La Commission contribue à cette regrettable confusion, non seulement en recommandant l’usage de la définition de l’antisémitisme de l’IHRA, indissociable de ses « exemples » vu son caractère flou, mais aussi en prétendant associer l’État d’Israël, pourtant coupable d’une véritable politique d’apartheid à l’égard des Palestiniens[3], à sa « stratégie pour combattre l’antisémitisme » et pour « encourager la vie juive » en Europe. On peut en effet lire au point 4.1 du document de la Commission : « Israël est un partenaire clé de l'Union européenne, y compris dans la lutte mondiale contre l'antisémitisme. L'UE s'efforcera de renforcer le séminaire de haut niveau UE-Israël sur la lutte contre le racisme, la xénophobie et l'antisémitisme, co-organisé annuellement, en mettant l'accent sur le suivi opérationnel. »

 Si l’Union européenne veut contribuer à une lutte efficace contre le racisme dont les Juifs sont victimes en Europe, elle devrait renoncer à s’associer à Israël, coupable d’un racisme d’État de la pire espèce. Et elle devrait refuser tout amalgame entre l’antisémitisme et la critique des politiques menées par Israël à l’égard des Palestiniens. 

 Michel Staszewski,

membre de l’Union des Progressistes Juifs de Belgique (UPJB) 



[1] Voir notamment le n° 83 du bulletin Palestine ainsi que le dossier que la revue Ensemble ! a consacré à cette définition et à ses usages dans son numéro 101 (décembre 2019). 

[2] Une « loi fondamentale » israélienne, votée en 2018, réaffirme qu’Israël est l’« État-nation du peuple juif ». Elle précise, entre autres, que «  L’État d’Israël est le foyer national du peuple juif, dans lequel il réalise son droit naturel, culturel, religieux et historique à l’autodétermination » et que « le droit d’exercer l’autodétermination nationale dans l’État d’Israël est propre au peuple juif. » On y trouve aussi ceci, qui concerne essentiellement les territoires occupés depuis 1967  : « L’État considère le développement des colonies juives comme une valeur nationale et agira pour encourager et promouvoir leur création et leur renforcement. ».

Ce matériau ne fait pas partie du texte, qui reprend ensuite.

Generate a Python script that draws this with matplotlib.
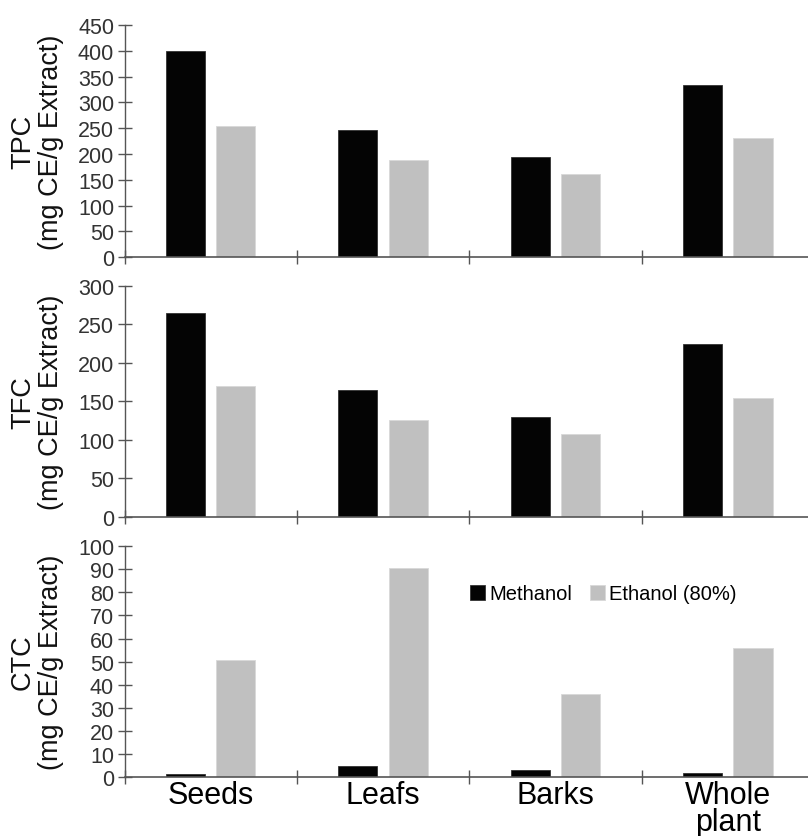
import matplotlib
matplotlib.use("Agg")
import matplotlib.pyplot as plt
import numpy as np
from matplotlib.ticker import FixedLocator

plt.rcParams['font.family'] = ['Liberation Sans', 'DejaVu Sans']

categories = ["Seeds", "Leafs", "Barks", "Whole\nplant"]
solvents = ["Methanol", "Ethanol (80%)"]

tpc_methanol = [400, 247, 195, 334]
tpc_ethanol = [255, 189, 161, 232]

tfc_methanol = [265, 165, 130, 224]
tfc_ethanol = [170, 126, 108, 155]

ctc_methanol = [1.4, 5.0, 3.2, 1.9]
ctc_ethanol = [50.5, 90.6, 36.2, 55.8]

panel_labels = ["TPC\n(mg CE/g Extract)", "TFC\n(mg CE/g Extract)", "CTC\n(mg CE/g Extract)"]
panel_ylims = [(0, 450, 50), (0, 300, 50), (0, 100, 10)]

W, H = 808, 837
fig = plt.figure(figsize=(W / 100, H / 100), dpi=100)

# axes rectangles in pixel units: (top, bottom)
rects = [(26, 258.3), (287, 517.7), (547, 778.3)]
left_px = 124.5

series = [
    (tpc_methanol, tpc_ethanol),
    (tfc_methanol, tfc_ethanol),
    (ctc_methanol, ctc_ethanol),
]

x = np.arange(len(categories))
bar_w = 0.227
offset = 0.146
black = "#040404"
grey = "#c0c0c0"
axis_col = "#555555"

axes = []
for i, ((top, bot), (m_vals, e_vals)) in enumerate(zip(rects, series)):
    ax = fig.add_axes([left_px / W, 1 - bot / H, 1 - left_px / W, (bot - top) / H])
    axes.append(ax)
    ax.bar(x - offset, m_vals, width=bar_w, color=black, edgecolor="#333333",
           linewidth=0.6, label=solvents[0], zorder=2)
    ax.bar(x + offset, e_vals, width=bar_w, color=grey, edgecolor="#d8d8d8",
           linewidth=0.6, label=solvents[1], zorder=2)
    lo, hi, step = panel_ylims[i]
    ax.set_ylim(lo, hi)
    ax.set_yticks(np.arange(lo, hi + step / 2, step))
    ax.set_xlim(-0.5, 3.5 - 6 / 172)
    for s in ("top", "right"):
        ax.spines[s].set_visible(False)
    ax.spines["left"].set_color(axis_col)
    ax.spines["bottom"].set_color(axis_col)
    ax.spines["left"].set_linewidth(1.0)
    ax.spines["bottom"].set_linewidth(1.2)
    ax.tick_params(axis="y", direction="inout", length=10, width=1.0, color=axis_col,
                   labelsize=15.5, labelcolor="#333333", pad=2.5)
    ax.xaxis.set_major_locator(FixedLocator(x))
    ax.xaxis.set_minor_locator(FixedLocator(np.arange(-0.5, 3.5, 1.0)))
    ax.tick_params(axis="x", which="minor", direction="inout", length=10, width=1.0, color=axis_col)
    ax.tick_params(axis="x", which="major", length=0, pad=2)
    if i < 2:
        ax.set_xticklabels([])
    else:
        ax.set_xticklabels(categories, fontsize=22, color="black", linespacing=0.88)
    cy = 1 - (top + bot) / 2 / H
    fig.text(37 / W, cy, panel_labels[i], rotation=90, ha="center", va="center",
             ma="center", fontsize=19.5, color="#111111", linespacing=1.1)

axes[2].legend(loc="center left", bbox_to_anchor=(470 / W, 1 - 595 / H),
               bbox_transform=fig.transFigure, ncol=2, frameon=False,
               fontsize=14.5, handlelength=0.75, handleheight=0.75,
               handletextpad=0.2, columnspacing=0.9, borderpad=0, borderaxespad=0)

fig.savefig("out.png", dpi=100)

[3]  Dans un rapport officiel publié en mars 2017, la CESAO (Commission économique et sociale des Nations Unies pour l’Asie occidentale)  a établi qu’Israël est un État d’apartheid selon la définition juridique adoptée par l’Assemblée générale de l’ONU le 30 novembre 1973. C’est aussi la conclusion à laquelle sont parvenues, en 2021, deux organisations non gouvernementales ayant pour objet la défense des droits humains, l’israélienne B’Tselem,  et l’internationale Human Rights Watch.